Steven Salaita, an academic whose contract for tenured professorship was abruptly terminated by the University of Illinois board of trustees last September for tweets critical of Israel, has filed a lawsuit against the university’s administrators and unnamed donors. Salaita’s attorneys and the Center for Constitutional Rights commenced the lawsuit this morning in United States District Court for the Northern District of Illinois.

The lawsuit seeks his reinstatement as well as compensatory and punitive damages. Salaita’s complaint invokes both the U.S. Constitution and the university’s bylaws to allege violations of his free speech and due process rights along with claims for breach of contract, conspiracy, and destruction of evidence.

The lawsuit included as defendants “John Doe Unknown Donors to the University of Illinois,” because the suit alleges that threats from influential donors to withhold future contributions were central to Salaita’s dismissal.

Salaita, author of six books, was teaching on the faculty of Virginia Tech in 2013. He then accepted a position as a tenured professor of Native American studies at the University of Illinois-Urbana Champaign campus on October 3, 2013 and was scheduled to begin teaching the following fall. He and his wife both resigned from their positions and prepared to move to Illinois.

On August 2, 2014, he received a letter from University Chancellor Phyllis Wise and Vice President Christophe Pierre stating that his appointment would “not be recommended by for submission to the Board of Trustees in September,” a process that is typically done en masse and was widely understood as a formality.

The sudden and unexpected reversal was a response to tweets Salaita had written that were critical of Israel’s Operation Protective Edge, a bloody, 50-day military campaign in the Gaza Strip in which, according to the UN, 2,131 Palestinians were killed, along with 71 Israelis (all but five of whom were soldiers).

Salaita’s multiple tweets were highlighted in an  article in the conservative outlet, The Daily Caller. The University board of trustees then convened an unusual session on July 24 to discuss the tenor of Salaita’s tweets and his position at the university and, on September 11, voted 8-to-1 to reject his appointment.

In a public statement, Chancellor Wise said:

The decision regarding Prof. Salaita was not influenced in any way by his positions on the conflict in the Middle East nor his criticism of Israel. Our university is home to a wide diversity of opinions on issues of politics and foreign policy. […] What we cannot and will not tolerate at the University of Illinois are personal and disrespectful words or actions that demean and abuse either viewpoints themselves or those who express them.

Critics of the decision allege that Salaita was not fired to maintain “civility,” but due to outside pressure in response to his criticism of Israel. Students and faculty at UIUC and many prominent scholars have risen to his defense in protests, formal complaints, and boycotts of the university.

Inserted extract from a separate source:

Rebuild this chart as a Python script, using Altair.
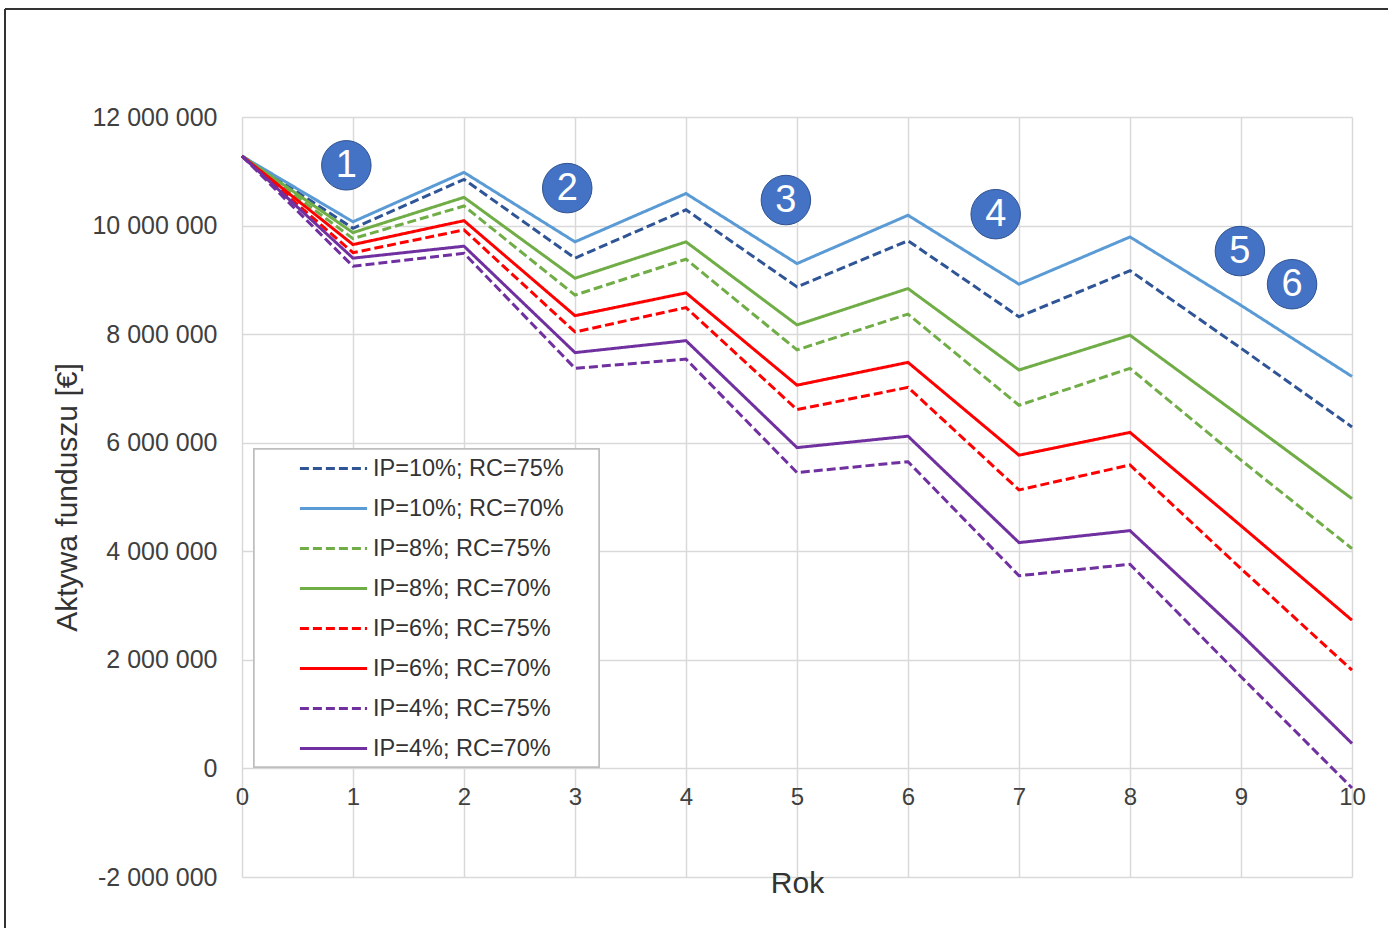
import altair as alt
import pandas as pd

# ---------------- data ----------------
years = list(range(11))

series_names = [
    "IP=10%; RC=75%",
    "IP=10%; RC=70%",
    "IP=8%; RC=75%",
    "IP=8%; RC=70%",
    "IP=6%; RC=75%",
    "IP=6%; RC=70%",
    "IP=4%; RC=75%",
    "IP=4%; RC=70%",
]

# values in millions of EUR
s_10_75 = [11.28, 9.95, 10.85, 9.40, 10.29, 8.87, 9.72, 8.32, 9.17, 7.74, 6.29]
s_10_70 = [11.28, 10.07, 10.98, 9.70, 10.59, 9.30, 10.19, 8.92, 9.79, 8.53, 7.22]
s_8_75 = [11.28, 9.76, 10.36, 8.72, 9.38, 7.71, 8.37, 6.69, 7.37, 5.68, 4.05]
s_8_70 = [11.28, 9.87, 10.52, 9.03, 9.70, 8.17, 8.84, 7.34, 7.98, 6.48, 4.97]
s_6_75 = [11.28, 9.50, 9.92, 8.04, 8.49, 6.61, 7.02, 5.13, 5.59, 3.68, 1.81]
s_6_70 = [11.28, 9.65, 10.09, 8.34, 8.76, 7.06, 7.48, 5.77, 6.19, 4.47, 2.73]
s_4_75 = [11.28, 9.25, 9.49, 7.37, 7.54, 5.45, 5.65, 3.55, 3.76, 1.69, -0.36]
s_4_70 = [11.28, 9.40, 9.62, 7.66, 7.88, 5.91, 6.12, 4.16, 4.38, 2.47, 0.46]

series_values = [s_10_75, s_10_70, s_8_75, s_8_70, s_6_75, s_6_70, s_4_75, s_4_70]

y_ticks = [-2000000, 0, 2000000, 4000000, 6000000, 8000000, 10000000, 12000000]

# numbered circle annotations (data coordinates)
ann_labels = ["1", "2", "3", "4", "5", "6"]
ann_x = [0.94, 2.93, 4.90, 6.79, 8.99, 9.46]
ann_y = [11.11, 10.69, 10.47, 10.21, 9.53, 8.92]

# ---------------- tables ----------------
rows = []
for name, vals in zip(series_names, series_values):
    for yr, v in zip(years, vals):
        rows.append({"Rok": yr, "Aktywa": v * 1e6, "Seria": name})
df = pd.DataFrame(rows)

ann_df = pd.DataFrame({"x": ann_x, "y": [v * 1e6 for v in ann_y], "label": ann_labels})

colors = ["#2F5597", "#5B9BD5", "#70AD47", "#70AD47",
          "#FF0000", "#FF0000", "#7030A0", "#7030A0"]
dashes = [[9, 4], [1, 0], [9, 4], [1, 0], [9, 4], [1, 0], [9, 4], [1, 0]]

FONT = "Liberation Sans"
x_scale = alt.Scale(domain=[0, 10], nice=False, zero=False)
y_scale = alt.Scale(domain=[-2000000, 12000000], nice=False, zero=False)

legend = alt.Legend(
    title=None,
    orient="none",
    legendX=12,
    legendY=330,
    padding=8,
    symbolType="M-2.8,0L2.8,0",
    symbolSize=576,
    symbolStrokeWidth=3,
    symbolOffset=58,
    labelOffset=26,
    labelFontSize=23.5,
    labelFont=FONT,
    labelColor="#333333",
    rowPadding=15,
    labelLimit=400,
)

lines = alt.Chart(df).mark_line(strokeWidth=3).encode(
    x=alt.X(
        "Rok:Q",
        scale=x_scale,
        axis=alt.Axis(
            values=years,
            format="d",
            title="Rok",
            offset=-109.4,
            labelPadding=18,
            labelFlush=False,
            labelOverlap=False,
            titleY=116,
            titleBaseline="middle",
            titleFontSize=30,
            titleFontWeight="normal",
        ),
    ),
    y=alt.Y(
        "Aktywa:Q",
        scale=y_scale,
        axis=alt.Axis(
            values=y_ticks,
            title="Aktywa funduszu [€]",
            labelExpr="replace(replace(format(datum.value, ','), regexp(',', 'g'), ' '), '\u2212', '-')",
            labelPadding=25,
            labelFontSize=25,
            labelFlush=False,
            labelOverlap=False,
            titleX=-175,
            titleY=380,
            titleAlign="center",
            titleBaseline="middle",
            titleAngle=270,
            titleFontSize=30,
            titleFontWeight="normal",
        ),
    ),
    color=alt.Color("Seria:N", scale=alt.Scale(domain=series_names, range=colors), legend=legend),
    strokeDash=alt.StrokeDash("Seria:N", scale=alt.Scale(domain=series_names, range=dashes), legend=legend),
)

legend_box = alt.Chart(ann_df).mark_rect(
    fill="white", stroke="#bfbfbf", strokeWidth=1.5
).encode(x=alt.value(12), x2=alt.value(357), y=alt.value(332), y2=alt.value(650))

circles = alt.Chart(ann_df).mark_circle(
    size=2450, color="#4472C4", opacity=1, stroke="#2F528F", strokeWidth=1
).encode(x=alt.X("x:Q", scale=x_scale), y=alt.Y("y:Q", scale=y_scale))

numbers = alt.Chart(ann_df).mark_text(
    color="white", fontSize=38, font=FONT, align="center", baseline="middle", dy=1
).encode(x=alt.X("x:Q", scale=x_scale), y=alt.Y("y:Q", scale=y_scale), text="label:N")

frame_top = alt.Chart(ann_df).mark_rule(color="#333333", strokeWidth=2).encode(
    x=alt.value(-237), x2=alt.value(1146), y=alt.value(-108)
)
frame_left = alt.Chart(ann_df).mark_rule(color="#333333", strokeWidth=2).encode(
    x=alt.value(-237), y=alt.value(-108), y2=alt.value(811)
)

chart = alt.layer(legend_box, lines, circles, numbers, frame_top, frame_left).properties(
    width=1110,
    height=760,
    autosize=alt.AutoSizeParams(type="none"),
    padding={"left": 242, "top": 117, "right": 36, "bottom": 51},
    background="white",
).configure_view(stroke=None).configure_axis(
    grid=True,
    gridColor="#d9d9d9",
    gridWidth=1.5,
    domain=False,
    ticks=False,
    labelFont=FONT,
    labelFontSize=24,
    labelColor="#404040",
    titleFont=FONT,
    titleColor="#333333",
).configure_text(font=FONT)

chart.save("out.html", embed_options={"renderer": "svg", "actions": False})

In an August 7 statement, the American Association of University Professors wrote:

Whether one finds these views attractive or repulsive is irrelevant to the right of a faculty member to express them. Moreover, the AAUP has long objected to using criteria of civility and collegiality in faculty evaluation because we view this as a threat to academic freedom. It stands to reason that this objection should extend as well to decisions about hiring, especially about hiring to a tenured position.

Last November, Salaita filed a Freedom of Information Request to uncover internal communications related to his dismissal. Those documents revealed that pressure from students, alumni, and influential pro-Israel donors are at the root of his dismissal.

Salaita’s dismissal, the lawsuit alleges, directly contravenes the university’s own Statement of Principles on Academic Freedom and Tenure and “General Terms of Employment for Academic Staff Members.”

Since the board’s decision, Professor Salaita has remained unemployed, but his cause has been taken up in activist, free speech, and certain academic circles, where his termination is seen as the latest in a long line of cases where Israel critics are punished or even fired.